THE EXERCISE –
All lines from the beginning of the listing through the line with "(0,0) rectangle (1350,581);" are to be copied word for word; the pictures are not.

MATERIAL PROVIDED –
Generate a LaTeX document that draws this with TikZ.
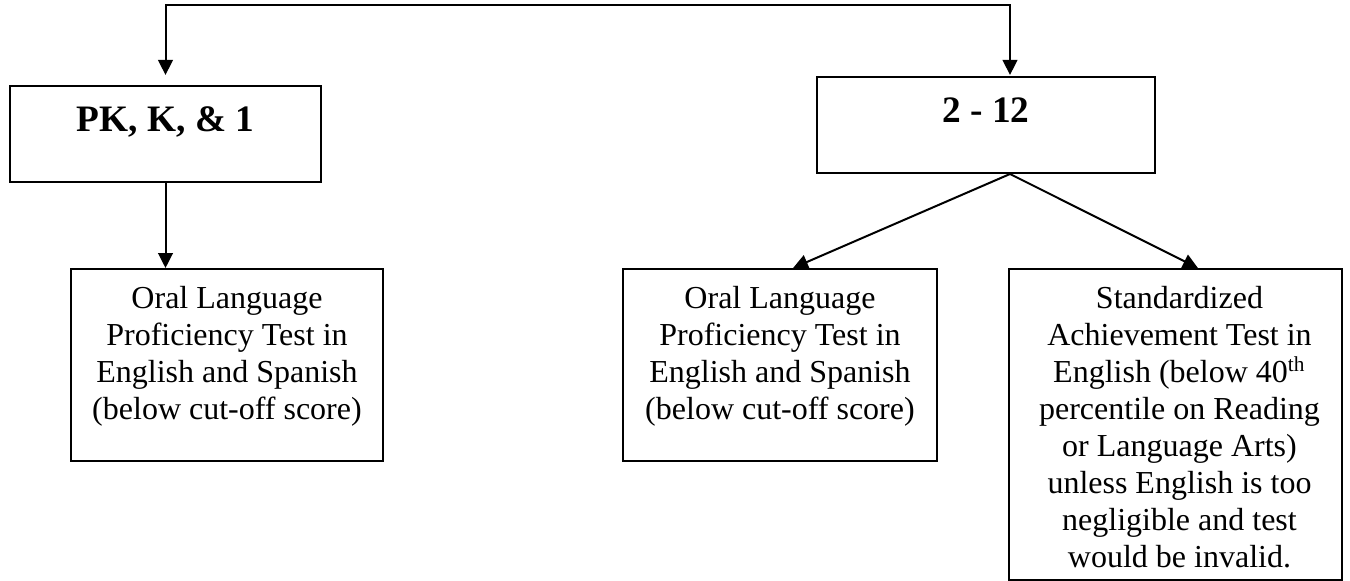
\documentclass[tikz,border=0pt]{standalone}
\usepackage{fontspec}
\setmainfont{Liberation Serif}
\usetikzlibrary{arrows.meta,calc}

\tikzset{
  box/.style={draw, line width=0.75pt, rectangle, inner sep=0pt},
  conn/.style={line width=0.75pt},
  head/.tip={Triangle[length=5.6pt,width=5.5pt]},
  tip/.style={-head},
  titletext/.style={font=\fontsize{14}{16}\selectfont\bfseries, inner sep=0pt},
  bodytext/.style={font=\fontsize{12}{13.875}\selectfont, align=center, inner sep=0pt, anchor=north}
}

\begin{document}
\begin{tikzpicture}[x=0.375pt, y=-0.375pt]
  \useasboundingbox (0,0) rectangle (1350,581);

  % grade-band boxes
  \node[box, minimum width={311*0.375pt}, minimum height={96*0.375pt}] (pk) at (165.5,134) {};
  \node[box, minimum width={338*0.375pt}, minimum height={96*0.375pt}] (g212) at (986,125) {};

  % test boxes
  \node[box, minimum width={312.5*0.375pt}, minimum height={192*0.375pt}] (olpA) at (227,365) {};
  \node[box, minimum width={314*0.375pt}, minimum height={192*0.375pt}] (olpB) at (780,365) {};
  \node[box, minimum width={333*0.375pt}, minimum height={311*0.375pt}] (sat) at (1175.5,424.5) {};

  % titles
  \node[titletext, anchor=base] (pkT) at ([yshift=-17.6pt]pk.north) {PK, K, \& 1};
  \node[titletext, anchor=base] (g212T) at ([yshift=-17.6pt]g212.north) {2 - 12};

  % box texts
  \node[bodytext] (olpAT) at ([yshift=-5.4pt]olpA.north) {\strut Oral Language\\Proficiency Test in\\English and Spanish\\(below cut-off score)};
  \node[bodytext] (olpBT) at ([yshift=-5.4pt]olpB.north) {\strut Oral Language\\Proficiency Test in\\English and Spanish\\(below cut-off score)};
  \node[bodytext] (satT) at ([xshift=1.5pt,yshift=-5.4pt]sat.north) {\strut Standardized\\Achievement Test in\\English (below 40\textsuperscript{th}\\percentile on Reading\\or Language Arts)\\unless English is too\\negligible and test\\would be invalid.};

  % connectors
  \coordinate (top) at (0,5);
  \coordinate (gin) at ([xshift=9pt,yshift=0.4pt]g212.north);
  \coordinate (pkin) at (pk.north |- gin);
  \coordinate (gout) at ([xshift=9pt]g212.south);
  \draw[conn, head-head]
    (pkin) -- (pkin |- top) -- (gin |- top) -- (gin);
  \draw[conn, tip] (pk.south) -- (pk.south |- olpA.north);
  \draw[conn, tip] (gout) -- ([xshift=4.9pt]olpB.north);
  \draw[conn, tip] (gout) -- ([xshift=8.4pt]sat.north);
\end{tikzpicture}
\end{document}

OUTPUT OF THE EXERCISE –
Generate a LaTeX document that draws this with TikZ.
\documentclass[tikz,border=0pt]{standalone}
\usepackage{fontspec}
\setmainfont{Liberation Serif}
\usetikzlibrary{arrows.meta,calc}

\tikzset{
  box/.style={draw, line width=0.75pt, rectangle, inner sep=0pt},
  conn/.style={line width=0.75pt},
  head/.tip={Triangle[length=5.6pt,width=5.5pt]},
  tip/.style={-head},
  titletext/.style={font=\fontsize{14}{16}\selectfont\bfseries, inner sep=0pt},
  bodytext/.style={font=\fontsize{12}{13.875}\selectfont, align=center, inner sep=0pt, anchor=north}
}

\begin{document}
\begin{tikzpicture}[x=0.375pt, y=-0.375pt]
  \useasboundingbox (0,0) rectangle (1350,581);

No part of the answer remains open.